VF Corp.’s quarterly beat, aided by a sales increase in China, is fueling a rally in branded apparel peers that include Canada Goose Holdings Inc., where concerns of a slowdown in the region has weighed on the stock.

China sales increased 23 per cent year-over-year on a constant currency basis at VF Corp. During the conference call, executives said China is a " strategic investment priority" that’s paying off. Finance chief Scott Roe said the company saw "pretty meaningful acceleration in our China business this year," which gives management confidence in its outlook for the region.

The company is monitoring China and other markets closely and maintains that the overall consumer backdrop remains solid. "As it relates to trade, the impact-to-date has been de minimis," Chief Executive Officer Steve Rendle said during the call.

The retailer’s shares climbed more than 15 per cent, the most intraday since March 2000. Results were also helped by brands North Face and Vans, which produced quarterly sales that topped analysts’ estimates. VF shares are the top performer in the S&P 1500 Textile & Apparel Index (S15TEXA), which rose 3.6 per cent, the highest in more than six weeks. Other notable index gainers include Hanesbrands Inc., Carter’s Inc., Ralph Lauren Corp. and PVH Corp.
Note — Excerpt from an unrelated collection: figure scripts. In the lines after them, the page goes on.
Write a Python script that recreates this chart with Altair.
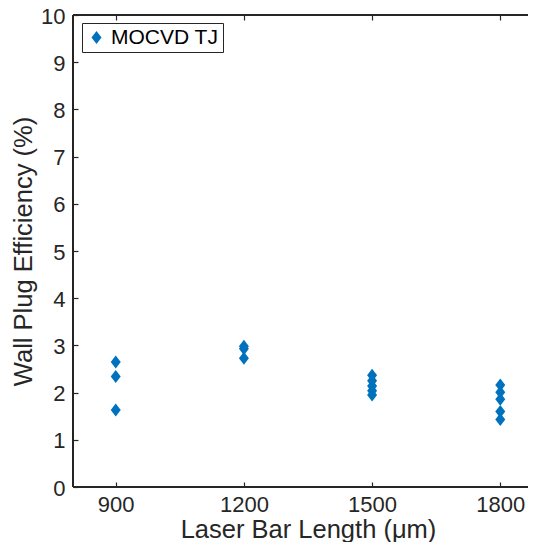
import altair as alt
import pandas as pd

# Data
bar_length = [900, 900, 900,
              1200, 1200, 1200,
              1500, 1500, 1500, 1500, 1500,
              1800, 1800, 1800, 1800, 1800]
wpe = [2.65, 2.34, 1.63,
       2.98, 2.93, 2.73,
       2.37, 2.25, 2.14, 2.04, 1.95,
       2.16, 2.01, 1.86, 1.60, 1.43]
series_name = "MOCVD TJ"
x_ticks = [900, 1200, 1500, 1800]
y_ticks = [0, 1, 2, 3, 4, 5, 6, 7, 8, 9, 10]

df = pd.DataFrame({
    "length": bar_length,
    "wpe": wpe,
    "series": [series_name] * len(bar_length),
})

diamond = "M0,-1.3L1,0L0,1.3L-1,0Z"
ax_color = "#262626"
font = "Liberation Sans"
W, H = 470, 472

xscale = alt.Scale(domain=[800, 1900], nice=False, zero=False)
yscale = alt.Scale(domain=[0, 10], nice=False, zero=False)

points = alt.Chart(df).mark_point(
    shape=diamond, filled=True, size=100, opacity=1
).encode(
    x=alt.X("length:Q", scale=xscale,
            axis=alt.Axis(orient="bottom", values=x_ticks, format="d",
                          title="Laser Bar Length (μm)",
                          offset=-5, tickSize=5, domain=False,
                          labelPadding=7, titlePadding=2, grid=False)),
    y=alt.Y("wpe:Q", scale=yscale,
            axis=alt.Axis(orient="left", values=y_ticks, format="d",
                          title="Wall Plug Efficiency (%)",
                          offset=-5, tickSize=5, domain=False, labelOffset=1,
                          labelPadding=8, titlePadding=4, grid=False)),
    color=alt.Color("series:N", scale=alt.Scale(range=["#0072BD"]),
                    legend=alt.Legend(title=None, orient="none", legendX=9, legendY=8,
                                      symbolType=diamond, symbolSize=100,
                                      labelFontSize=21, labelFont=font,
                                      labelColor="#000000",
                                      strokeColor=ax_color, fillColor="white",
                                      padding=4, labelOffset=4)),
)

top_axis = alt.Chart(df).mark_point(opacity=0).encode(
    x=alt.X("length:Q", scale=xscale,
            axis=alt.Axis(orient="top", values=x_ticks, labels=False, title=None,
                          offset=-5, tickSize=5, domain=False, grid=False)),
)

frame_style = dict(color=ax_color, strokeWidth=1.2)
frame_top = alt.Chart(df).mark_rule(**frame_style).encode(
    x=alt.value(0), x2=alt.value(W), y=alt.value(0))
frame_bottom = alt.Chart(df).mark_rule(**frame_style).encode(
    x=alt.value(0), x2=alt.value(W), y=alt.value(H))
frame_left = alt.Chart(df).mark_rule(**frame_style).encode(
    x=alt.value(0), y=alt.value(0), y2=alt.value(H))

chart = alt.layer(frame_top, frame_bottom, frame_left, points, top_axis).resolve_axis(
    x="independent"
).properties(
    width=W, height=H,
    padding={"left": 65, "top": 7, "right": -15, "bottom": 55},
    autosize=alt.AutoSizeParams(type="none"),
).configure_view(
    stroke="transparent", strokeWidth=0
).configure_axis(
    labelFont=font, labelFontSize=22, labelColor=ax_color,
    titleFont=font, titleFontSize=25.5, titleColor=ax_color, titleFontWeight="normal",
    tickColor=ax_color, tickWidth=1.2,
)

chart.save("out.html", embed_options={"renderer": "svg", "actions": False})
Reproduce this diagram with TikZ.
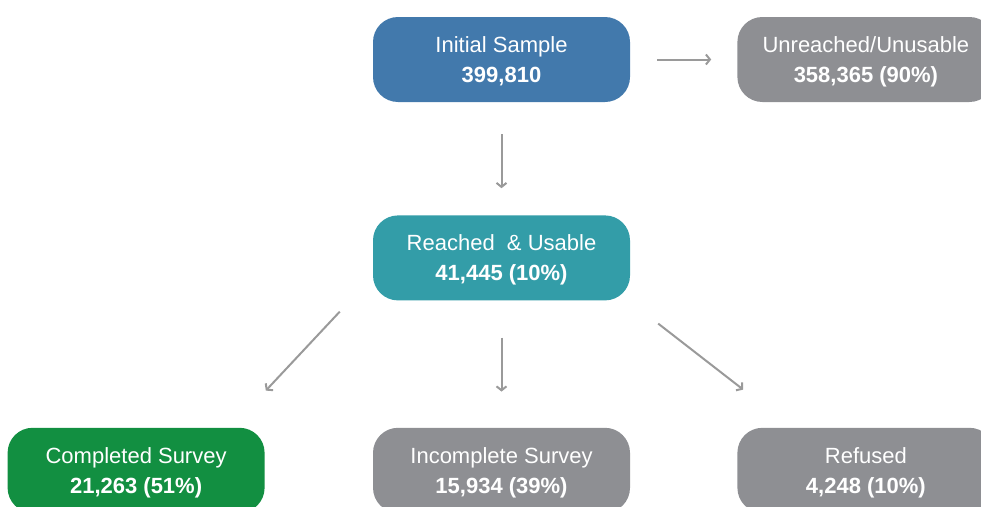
\documentclass[tikz,border=0pt]{standalone}
\usepackage{fontspec}
\setmainfont{Liberation Sans}
\usetikzlibrary{arrows.meta, positioning}

\definecolor{initblue}{HTML}{4279AC}
\definecolor{reachteal}{HTML}{339DA8}
\definecolor{donegreen}{HTML}{128F41}
\definecolor{boxgray}{HTML}{8E8F93}
\definecolor{arrowgray}{HTML}{9A9A9A}

\begin{document}
\begin{tikzpicture}[
  x=1pt, y=-1pt,
  node distance=113pt and 107pt,
  every node/.style={font=\fontsize{22pt}{30pt}\selectfont},
  stage/.style={rectangle, rounded corners=25pt, text=white, align=center, minimum width=257pt, minimum height=85pt, inner sep=0pt, text depth=0pt},
  line/.style={-{Straight Barb[length=4pt, width=10pt]}, arrowgray, line width=2pt}
]
\useasboundingbox (0,0) rectangle (981,506);
\clip (0,0) rectangle (981,506);

\node[stage, fill=initblue] (init) at (501.5,59.5) {Initial Sample\\\textbf{399,810}};
\node[stage, fill=boxgray, right=of init] (unreach) {Unreached/Unusable\\\textbf{358,365 (90\%)}};
\node[stage, fill=reachteal, below=of init] (reached) {Reached~ \& Usable\\\textbf{41,445 (10\%)}};
\node[stage, fill=boxgray, below=127pt of reached] (incomplete) {Incomplete Survey\\\textbf{15,934 (39\%)}};
\node[stage, fill=donegreen, left=108pt of incomplete] (completed) {Completed Survey\\\textbf{21,263 (51\%)}};
\node[stage, fill=boxgray, right=of incomplete] (refused) {Refused\\\textbf{4,248 (10\%)}};

\draw[line, shorten <=27pt, shorten >=26pt] (init) -- (unreach);
\draw[line, shorten <=32pt, shorten >=27pt] (init) -- (reached);
\draw[line, shorten <=37pt, shorten >=36pt] (reached) -- (incomplete);
\draw[line] ([xshift=-33pt, yshift=-11pt]reached.south west) -- ([xshift=1pt, yshift=37pt]completed.north east);
\draw[line] ([xshift=28pt, yshift=-23pt]reached.south east) -- ([xshift=6pt, yshift=38pt]refused.north west);
\end{tikzpicture}
\end{document}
VF’s ability to marry innovative products with the right marketing and sales channels in China “is creating a flywheel effect on growth,” said Camilo Lyon, an analyst at Canaccord Genuity. In addition, its brands are newer to Chinese consumers, meaning that the market opportunity remains very robust, he added. As trade tensions ease, gains are expected to continue in the region, according to John Staszak of Argus Research.

Shares of Canada Goose, which had been under pressure recently amid political tensions between China and Canada, climbed as much as 5.1 per cent. The Toronto-based retailer is expected to report results early next month, according to Bloomberg data.